### Work instructions
Only the lines from the one with "Emit a LaTeX" through the one with "(c2) at (181,276);", inclusive, should be echoed exactly; pictures are left out.

### Data provided
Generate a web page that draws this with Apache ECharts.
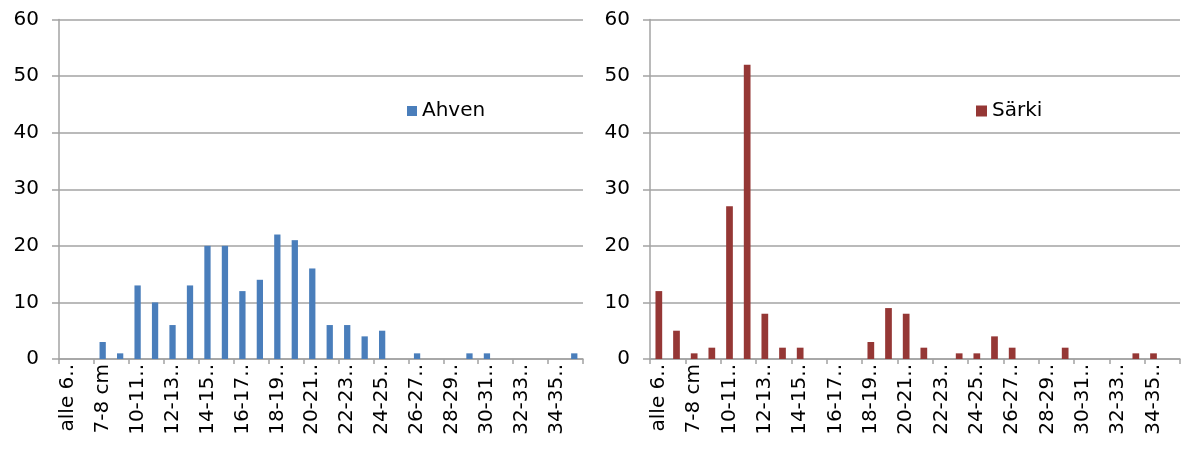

...

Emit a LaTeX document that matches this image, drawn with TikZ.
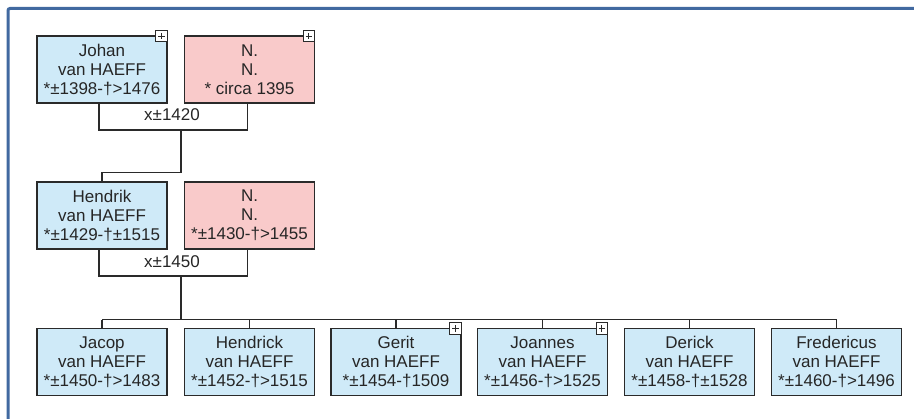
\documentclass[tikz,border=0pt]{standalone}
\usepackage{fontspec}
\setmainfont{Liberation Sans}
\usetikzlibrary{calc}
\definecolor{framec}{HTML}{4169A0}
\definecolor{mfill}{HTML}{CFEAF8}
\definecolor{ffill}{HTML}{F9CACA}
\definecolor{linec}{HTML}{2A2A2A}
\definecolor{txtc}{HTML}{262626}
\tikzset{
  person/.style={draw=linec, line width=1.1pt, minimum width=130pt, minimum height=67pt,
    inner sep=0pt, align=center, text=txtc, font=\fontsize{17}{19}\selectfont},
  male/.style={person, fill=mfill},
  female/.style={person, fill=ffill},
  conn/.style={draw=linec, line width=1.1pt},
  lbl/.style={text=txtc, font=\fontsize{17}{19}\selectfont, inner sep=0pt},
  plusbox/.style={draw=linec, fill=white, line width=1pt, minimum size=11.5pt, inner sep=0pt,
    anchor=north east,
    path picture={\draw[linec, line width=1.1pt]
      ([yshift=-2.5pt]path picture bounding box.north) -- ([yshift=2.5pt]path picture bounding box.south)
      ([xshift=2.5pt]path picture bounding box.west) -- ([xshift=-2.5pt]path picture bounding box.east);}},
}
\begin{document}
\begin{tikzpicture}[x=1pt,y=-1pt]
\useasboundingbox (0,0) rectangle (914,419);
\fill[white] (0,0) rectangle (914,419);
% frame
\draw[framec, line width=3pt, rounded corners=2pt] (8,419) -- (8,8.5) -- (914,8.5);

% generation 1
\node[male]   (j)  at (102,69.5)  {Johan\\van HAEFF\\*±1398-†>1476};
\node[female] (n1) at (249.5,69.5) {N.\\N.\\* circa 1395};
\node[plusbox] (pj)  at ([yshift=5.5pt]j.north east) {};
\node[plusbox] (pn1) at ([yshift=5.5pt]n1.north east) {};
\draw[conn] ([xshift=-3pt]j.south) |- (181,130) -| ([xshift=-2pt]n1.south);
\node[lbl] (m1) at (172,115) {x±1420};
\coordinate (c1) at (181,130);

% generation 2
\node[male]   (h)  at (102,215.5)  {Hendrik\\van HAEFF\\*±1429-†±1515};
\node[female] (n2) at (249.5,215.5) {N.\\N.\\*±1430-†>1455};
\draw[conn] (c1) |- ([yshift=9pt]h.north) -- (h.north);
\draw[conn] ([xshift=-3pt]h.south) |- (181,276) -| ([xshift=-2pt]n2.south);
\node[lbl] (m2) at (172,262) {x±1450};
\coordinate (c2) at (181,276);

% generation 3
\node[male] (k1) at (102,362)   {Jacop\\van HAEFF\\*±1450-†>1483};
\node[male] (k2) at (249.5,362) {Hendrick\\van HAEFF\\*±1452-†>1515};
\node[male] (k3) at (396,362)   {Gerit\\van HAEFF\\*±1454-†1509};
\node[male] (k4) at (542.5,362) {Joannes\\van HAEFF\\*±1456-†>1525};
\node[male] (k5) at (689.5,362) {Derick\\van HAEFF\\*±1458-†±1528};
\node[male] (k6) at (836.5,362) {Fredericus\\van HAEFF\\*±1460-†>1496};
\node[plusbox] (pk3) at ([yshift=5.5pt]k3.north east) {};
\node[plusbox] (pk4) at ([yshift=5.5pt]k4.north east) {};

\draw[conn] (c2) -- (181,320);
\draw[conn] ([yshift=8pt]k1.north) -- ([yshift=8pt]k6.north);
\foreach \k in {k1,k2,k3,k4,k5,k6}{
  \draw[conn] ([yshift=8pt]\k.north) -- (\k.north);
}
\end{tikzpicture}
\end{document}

---

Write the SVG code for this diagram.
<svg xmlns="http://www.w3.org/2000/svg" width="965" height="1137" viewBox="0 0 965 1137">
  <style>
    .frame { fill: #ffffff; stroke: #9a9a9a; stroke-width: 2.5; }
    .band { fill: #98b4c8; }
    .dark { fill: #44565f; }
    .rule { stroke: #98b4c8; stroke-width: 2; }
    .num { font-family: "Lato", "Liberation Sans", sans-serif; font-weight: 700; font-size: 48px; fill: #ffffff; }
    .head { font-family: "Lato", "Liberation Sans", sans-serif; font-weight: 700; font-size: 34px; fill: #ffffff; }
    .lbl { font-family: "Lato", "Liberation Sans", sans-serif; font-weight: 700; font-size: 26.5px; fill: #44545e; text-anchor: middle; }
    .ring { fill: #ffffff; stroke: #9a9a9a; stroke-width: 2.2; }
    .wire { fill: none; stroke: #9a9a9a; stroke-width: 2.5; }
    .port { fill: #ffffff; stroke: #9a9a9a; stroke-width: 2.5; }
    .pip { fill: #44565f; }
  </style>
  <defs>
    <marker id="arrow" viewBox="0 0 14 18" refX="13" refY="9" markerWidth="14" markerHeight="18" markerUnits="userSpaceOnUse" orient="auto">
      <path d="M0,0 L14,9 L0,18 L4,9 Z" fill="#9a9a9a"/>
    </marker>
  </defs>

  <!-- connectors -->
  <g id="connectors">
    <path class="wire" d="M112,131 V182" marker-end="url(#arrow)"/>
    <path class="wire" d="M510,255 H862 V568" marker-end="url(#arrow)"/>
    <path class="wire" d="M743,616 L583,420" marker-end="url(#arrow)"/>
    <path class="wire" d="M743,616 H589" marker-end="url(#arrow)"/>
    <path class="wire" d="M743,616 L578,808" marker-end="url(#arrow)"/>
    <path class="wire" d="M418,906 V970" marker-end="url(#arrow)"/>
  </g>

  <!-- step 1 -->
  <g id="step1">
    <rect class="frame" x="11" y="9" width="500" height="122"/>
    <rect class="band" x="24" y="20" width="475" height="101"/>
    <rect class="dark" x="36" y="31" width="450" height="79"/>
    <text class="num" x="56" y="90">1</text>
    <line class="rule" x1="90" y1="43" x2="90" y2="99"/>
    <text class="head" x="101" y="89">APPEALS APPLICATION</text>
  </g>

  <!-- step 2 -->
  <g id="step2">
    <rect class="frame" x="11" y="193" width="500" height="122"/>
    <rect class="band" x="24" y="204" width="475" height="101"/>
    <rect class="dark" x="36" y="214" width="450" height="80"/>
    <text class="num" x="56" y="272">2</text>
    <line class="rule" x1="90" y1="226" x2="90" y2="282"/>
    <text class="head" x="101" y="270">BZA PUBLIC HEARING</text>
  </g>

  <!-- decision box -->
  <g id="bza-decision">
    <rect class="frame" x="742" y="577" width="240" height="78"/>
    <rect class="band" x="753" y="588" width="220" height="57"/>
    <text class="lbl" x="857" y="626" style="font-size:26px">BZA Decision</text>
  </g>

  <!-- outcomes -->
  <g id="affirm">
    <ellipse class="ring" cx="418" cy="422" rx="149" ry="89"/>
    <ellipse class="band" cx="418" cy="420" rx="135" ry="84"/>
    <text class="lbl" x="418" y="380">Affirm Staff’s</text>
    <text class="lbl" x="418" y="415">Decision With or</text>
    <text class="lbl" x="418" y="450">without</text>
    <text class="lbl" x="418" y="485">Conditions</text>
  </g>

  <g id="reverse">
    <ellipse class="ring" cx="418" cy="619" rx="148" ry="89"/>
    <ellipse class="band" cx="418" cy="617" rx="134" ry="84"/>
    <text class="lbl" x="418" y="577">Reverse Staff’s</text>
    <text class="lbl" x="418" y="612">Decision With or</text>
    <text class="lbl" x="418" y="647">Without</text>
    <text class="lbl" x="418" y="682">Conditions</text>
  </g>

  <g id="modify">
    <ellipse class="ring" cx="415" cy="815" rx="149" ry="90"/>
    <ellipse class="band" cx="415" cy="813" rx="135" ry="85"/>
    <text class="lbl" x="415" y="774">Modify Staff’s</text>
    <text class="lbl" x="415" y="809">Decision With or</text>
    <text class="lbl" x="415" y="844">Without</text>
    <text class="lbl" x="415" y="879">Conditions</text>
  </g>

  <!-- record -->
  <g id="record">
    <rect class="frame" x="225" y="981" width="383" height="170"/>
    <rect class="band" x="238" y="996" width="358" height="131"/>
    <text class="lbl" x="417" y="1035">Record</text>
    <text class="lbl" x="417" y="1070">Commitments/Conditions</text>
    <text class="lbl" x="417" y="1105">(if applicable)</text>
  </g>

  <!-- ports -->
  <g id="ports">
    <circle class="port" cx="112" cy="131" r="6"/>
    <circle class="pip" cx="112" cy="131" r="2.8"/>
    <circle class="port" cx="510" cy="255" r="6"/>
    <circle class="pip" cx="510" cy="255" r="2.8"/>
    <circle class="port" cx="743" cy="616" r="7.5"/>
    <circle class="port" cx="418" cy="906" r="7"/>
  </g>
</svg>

### The output
Emit a LaTeX document that matches this image, drawn with TikZ.
\documentclass[tikz,border=0pt]{standalone}
\usepackage{fontspec}
\setmainfont{Liberation Sans}
\usetikzlibrary{calc}
\definecolor{framec}{HTML}{4169A0}
\definecolor{mfill}{HTML}{CFEAF8}
\definecolor{ffill}{HTML}{F9CACA}
\definecolor{linec}{HTML}{2A2A2A}
\definecolor{txtc}{HTML}{262626}
\tikzset{
  person/.style={draw=linec, line width=1.1pt, minimum width=130pt, minimum height=67pt,
    inner sep=0pt, align=center, text=txtc, font=\fontsize{17}{19}\selectfont},
  male/.style={person, fill=mfill},
  female/.style={person, fill=ffill},
  conn/.style={draw=linec, line width=1.1pt},
  lbl/.style={text=txtc, font=\fontsize{17}{19}\selectfont, inner sep=0pt},
  plusbox/.style={draw=linec, fill=white, line width=1pt, minimum size=11.5pt, inner sep=0pt,
    anchor=north east,
    path picture={\draw[linec, line width=1.1pt]
      ([yshift=-2.5pt]path picture bounding box.north) -- ([yshift=2.5pt]path picture bounding box.south)
      ([xshift=2.5pt]path picture bounding box.west) -- ([xshift=-2.5pt]path picture bounding box.east);}},
}
\begin{document}
\begin{tikzpicture}[x=1pt,y=-1pt]
\useasboundingbox (0,0) rectangle (914,419);
\fill[white] (0,0) rectangle (914,419);
% frame
\draw[framec, line width=3pt, rounded corners=2pt] (8,419) -- (8,8.5) -- (914,8.5);

% generation 1
\node[male]   (j)  at (102,69.5)  {Johan\\van HAEFF\\*±1398-†>1476};
\node[female] (n1) at (249.5,69.5) {N.\\N.\\* circa 1395};
\node[plusbox] (pj)  at ([yshift=5.5pt]j.north east) {};
\node[plusbox] (pn1) at ([yshift=5.5pt]n1.north east) {};
\draw[conn] ([xshift=-3pt]j.south) |- (181,130) -| ([xshift=-2pt]n1.south);
\node[lbl] (m1) at (172,115) {x±1420};
\coordinate (c1) at (181,130);

% generation 2
\node[male]   (h)  at (102,215.5)  {Hendrik\\van HAEFF\\*±1429-†±1515};
\node[female] (n2) at (249.5,215.5) {N.\\N.\\*±1430-†>1455};
\draw[conn] (c1) |- ([yshift=9pt]h.north) -- (h.north);
\draw[conn] ([xshift=-3pt]h.south) |- (181,276) -| ([xshift=-2pt]n2.south);
\node[lbl] (m2) at (172,262) {x±1450};
\coordinate (c2) at (181,276);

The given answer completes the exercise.